§ **Given material**
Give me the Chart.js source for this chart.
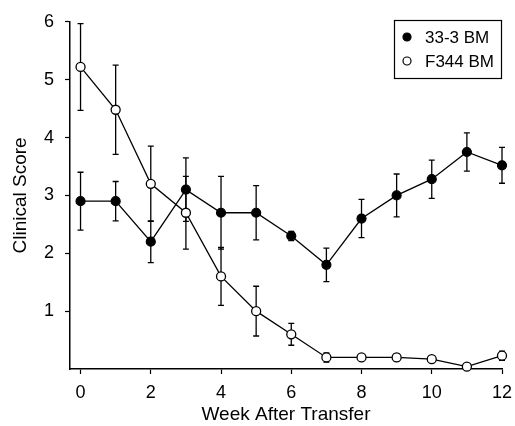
<!DOCTYPE html>
<html>
<head>
<meta charset="utf-8">
<script src="https://cdn.jsdelivr.net/npm/chart.js@4"></script>
<style>
html, body { margin: 0; padding: 0; background: #fff; }
</style>
</head>
<body>
<canvas id="scoreChart" width="515" height="426"></canvas>
<script>
const weeks = [0, 1, 2, 3, 4, 5, 6, 7, 8, 9, 10, 11, 12];
const score333 = [2.9, 2.9, 2.2, 3.1, 2.7, 2.7, 2.3, 1.8, 2.6, 3.0, 3.28, 3.75, 3.52];
const err333 = [0.5, 0.34, 0.36, 0.55, 0.63, 0.47, 0.08, 0.29, 0.33, 0.37, 0.33, 0.33, 0.31];
const scoreF344 = [5.22, 4.48, 3.2, 2.7, 1.6, 1.0, 0.6, 0.2, 0.2, 0.2, 0.17, 0.04, 0.23];
const errF344 = [0.75, 0.77, 0.65, 0.63, 0.5, 0.43, 0.19, 0.08, 0, 0.06, 0.05, 0, 0.08];
const xTicks = [0, 2, 4, 6, 8, 10, 12];
const yTicks = [1, 2, 3, 4, 5, 6];

const family = 'Arial, "Liberation Sans", Helvetica, sans-serif';
const tickFont = { family, size: 18 };
const titleFont = { family, size: 19 };
const legendFont = { family, size: 17 };

// vertical error bars with small caps, drawn under the markers
const errorBars = {
    id: 'errorBars',
    beforeDatasetsDraw(chart) {
        const { ctx, scales: { x, y } } = chart;
        ctx.save();
        ctx.strokeStyle = '#000';
        ctx.lineWidth = 1.3;
        chart.data.datasets.forEach(ds => {
            ds.data.forEach((p, i) => {
                const e = ds.errors[i];
                if (!e) return;
                const px = x.getPixelForValue(p.x);
                const top = y.getPixelForValue(p.y + e);
                const bot = y.getPixelForValue(p.y - e);
                ctx.beginPath();
                ctx.moveTo(px, top); ctx.lineTo(px, bot);
                ctx.moveTo(px - 3, top); ctx.lineTo(px + 3, top);
                ctx.moveTo(px - 3, bot); ctx.lineTo(px + 3, bot);
                ctx.stroke();
            });
        });
        ctx.restore();
    }
};

// boxed legend in the top right corner
const boxLegend = {
    id: 'boxLegend',
    afterDraw(chart) {
        const { ctx } = chart;
        ctx.save();
        ctx.strokeStyle = '#000';
        ctx.lineWidth = 1.2;
        ctx.strokeRect(394.5, 20.5, 107, 58);
        ctx.font = `${legendFont.size}px ${legendFont.family}`;
        ctx.textBaseline = 'middle';
        chart.data.datasets.forEach((ds, i) => {
            const cy = 37 + i * 24;
            ctx.beginPath();
            ctx.arc(407, cy, 4, 0, Math.PI * 2);
            ctx.fillStyle = ds.pointBackgroundColor;
            ctx.fill();
            ctx.lineWidth = 1.2;
            ctx.stroke();
            ctx.fillStyle = '#000';
            ctx.fillText(ds.label, 425, cy + 1);
        });
        ctx.restore();
    }
};

new Chart(document.getElementById('scoreChart'), {
    type: 'line',
    data: {
        datasets: [{
            label: '33-3 BM',
            data: weeks.map((w, i) => ({ x: w, y: score333[i] })),
            errors: err333,
            borderColor: '#000',
            borderWidth: 1.3,
            pointRadius: 4.5,
            pointBackgroundColor: '#000',
            pointBorderColor: '#000',
            pointBorderWidth: 1.2,
            tension: 0,
            clip: false,
        }, {
            label: 'F344 BM',
            data: weeks.map((w, i) => ({ x: w, y: scoreF344[i] })),
            errors: errF344,
            borderColor: '#000',
            borderWidth: 1.3,
            pointRadius: 4.5,
            pointBackgroundColor: '#fff',
            pointBorderColor: '#000',
            pointBorderWidth: 1.3,
            tension: 0,
            clip: false,
        }]
    },
    options: {
        responsive: false,
        animation: false,
        layout: { padding: { top: 20, right: 13, left: 0, bottom: 0 } },
        plugins: { legend: { display: false }, tooltip: { enabled: false } },
        scales: {
            x: {
                type: 'linear', min: -0.3, max: 12,
                afterBuildTicks: s => { s.ticks = xTicks.map(v => ({ value: v })); },
                afterFit: s => { s.height = 57; s.paddingLeft = 0; s.paddingRight = 0; },
                grid: { drawOnChartArea: false, tickLength: 5, color: '#000', tickWidth: 1.2 },
                border: { color: '#000', width: 1.5 },
                ticks: { color: '#000', font: tickFont, padding: 8, maxRotation: 0 },
                title: { display: true, text: 'Week After Transfer', color: '#000', font: titleFont, padding: { bottom: 0 } }
            },
            y: {
                min: 0, max: 6,
                afterBuildTicks: s => { s.ticks = yTicks.map(v => ({ value: v })); },
                afterFit: s => { s.width = 70; },
                grid: { drawOnChartArea: false, tickLength: 5, color: '#000', tickWidth: 1.2 },
                border: { color: '#000', width: 1.5 },
                ticks: { color: '#000', font: tickFont, padding: 11 },
                title: { display: true, text: 'Clinical Score', color: '#000', font: titleFont, padding: { top: 9 } }
            }
        }
    },
    plugins: [errorBars, boxLegend]
});
</script>
</body>
</html>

§ **Aim**
Omit each picture, then return all of the listing exactly as it stands.

§ **Response to this task**
Give me the Chart.js source for this chart.
<!DOCTYPE html>
<html>
<head>
<meta charset="utf-8">
<script src="https://cdn.jsdelivr.net/npm/chart.js@4"></script>
<style>
html, body { margin: 0; padding: 0; background: #fff; }
</style>
</head>
<body>
<canvas id="scoreChart" width="515" height="426"></canvas>
<script>
const weeks = [0, 1, 2, 3, 4, 5, 6, 7, 8, 9, 10, 11, 12];
const score333 = [2.9, 2.9, 2.2, 3.1, 2.7, 2.7, 2.3, 1.8, 2.6, 3.0, 3.28, 3.75, 3.52];
const err333 = [0.5, 0.34, 0.36, 0.55, 0.63, 0.47, 0.08, 0.29, 0.33, 0.37, 0.33, 0.33, 0.31];
const scoreF344 = [5.22, 4.48, 3.2, 2.7, 1.6, 1.0, 0.6, 0.2, 0.2, 0.2, 0.17, 0.04, 0.23];
const errF344 = [0.75, 0.77, 0.65, 0.63, 0.5, 0.43, 0.19, 0.08, 0, 0.06, 0.05, 0, 0.08];
const xTicks = [0, 2, 4, 6, 8, 10, 12];
const yTicks = [1, 2, 3, 4, 5, 6];

const family = 'Arial, "Liberation Sans", Helvetica, sans-serif';
const tickFont = { family, size: 18 };
const titleFont = { family, size: 19 };
const legendFont = { family, size: 17 };

// vertical error bars with small caps, drawn under the markers
const errorBars = {
    id: 'errorBars',
    beforeDatasetsDraw(chart) {
        const { ctx, scales: { x, y } } = chart;
        ctx.save();
        ctx.strokeStyle = '#000';
        ctx.lineWidth = 1.3;
        chart.data.datasets.forEach(ds => {
            ds.data.forEach((p, i) => {
                const e = ds.errors[i];
                if (!e) return;
                const px = x.getPixelForValue(p.x);
                const top = y.getPixelForValue(p.y + e);
                const bot = y.getPixelForValue(p.y - e);
                ctx.beginPath();
                ctx.moveTo(px, top); ctx.lineTo(px, bot);
                ctx.moveTo(px - 3, top); ctx.lineTo(px + 3, top);
                ctx.moveTo(px - 3, bot); ctx.lineTo(px + 3, bot);
                ctx.stroke();
            });
        });
        ctx.restore();
    }
};

// boxed legend in the top right corner
const boxLegend = {
    id: 'boxLegend',
    afterDraw(chart) {
        const { ctx } = chart;
        ctx.save();
        ctx.strokeStyle = '#000';
        ctx.lineWidth = 1.2;
        ctx.strokeRect(394.5, 20.5, 107, 58);
        ctx.font = `${legendFont.size}px ${legendFont.family}`;
        ctx.textBaseline = 'middle';
        chart.data.datasets.forEach((ds, i) => {
            const cy = 37 + i * 24;
            ctx.beginPath();
            ctx.arc(407, cy, 4, 0, Math.PI * 2);
            ctx.fillStyle = ds.pointBackgroundColor;
            ctx.fill();
            ctx.lineWidth = 1.2;
            ctx.stroke();
            ctx.fillStyle = '#000';
            ctx.fillText(ds.label, 425, cy + 1);
        });
        ctx.restore();
    }
};

new Chart(document.getElementById('scoreChart'), {
    type: 'line',
    data: {
        datasets: [{
            label: '33-3 BM',
            data: weeks.map((w, i) => ({ x: w, y: score333[i] })),
            errors: err333,
            borderColor: '#000',
            borderWidth: 1.3,
            pointRadius: 4.5,
            pointBackgroundColor: '#000',
            pointBorderColor: '#000',
            pointBorderWidth: 1.2,
            tension: 0,
            clip: false,
        }, {
            label: 'F344 BM',
            data: weeks.map((w, i) => ({ x: w, y: scoreF344[i] })),
            errors: errF344,
            borderColor: '#000',
            borderWidth: 1.3,
            pointRadius: 4.5,
            pointBackgroundColor: '#fff',
            pointBorderColor: '#000',
            pointBorderWidth: 1.3,
            tension: 0,
            clip: false,
        }]
    },
    options: {
        responsive: false,
        animation: false,
        layout: { padding: { top: 20, right: 13, left: 0, bottom: 0 } },
        plugins: { legend: { display: false }, tooltip: { enabled: false } },
        scales: {
            x: {
                type: 'linear', min: -0.3, max: 12,
                afterBuildTicks: s => { s.ticks = xTicks.map(v => ({ value: v })); },
                afterFit: s => { s.height = 57; s.paddingLeft = 0; s.paddingRight = 0; },
                grid: { drawOnChartArea: false, tickLength: 5, color: '#000', tickWidth: 1.2 },
                border: { color: '#000', width: 1.5 },
                ticks: { color: '#000', font: tickFont, padding: 8, maxRotation: 0 },
                title: { display: true, text: 'Week After Transfer', color: '#000', font: titleFont, padding: { bottom: 0 } }
            },
            y: {
                min: 0, max: 6,
                afterBuildTicks: s => { s.ticks = yTicks.map(v => ({ value: v })); },
                afterFit: s => { s.width = 70; },
                grid: { drawOnChartArea: false, tickLength: 5, color: '#000', tickWidth: 1.2 },
                border: { color: '#000', width: 1.5 },
                ticks: { color: '#000', font: tickFont, padding: 11 },
                title: { display: true, text: 'Clinical Score', color: '#000', font: titleFont, padding: { top: 9 } }
            }
        }
    },
    plugins: [errorBars, boxLegend]
});
</script>
</body>
</html>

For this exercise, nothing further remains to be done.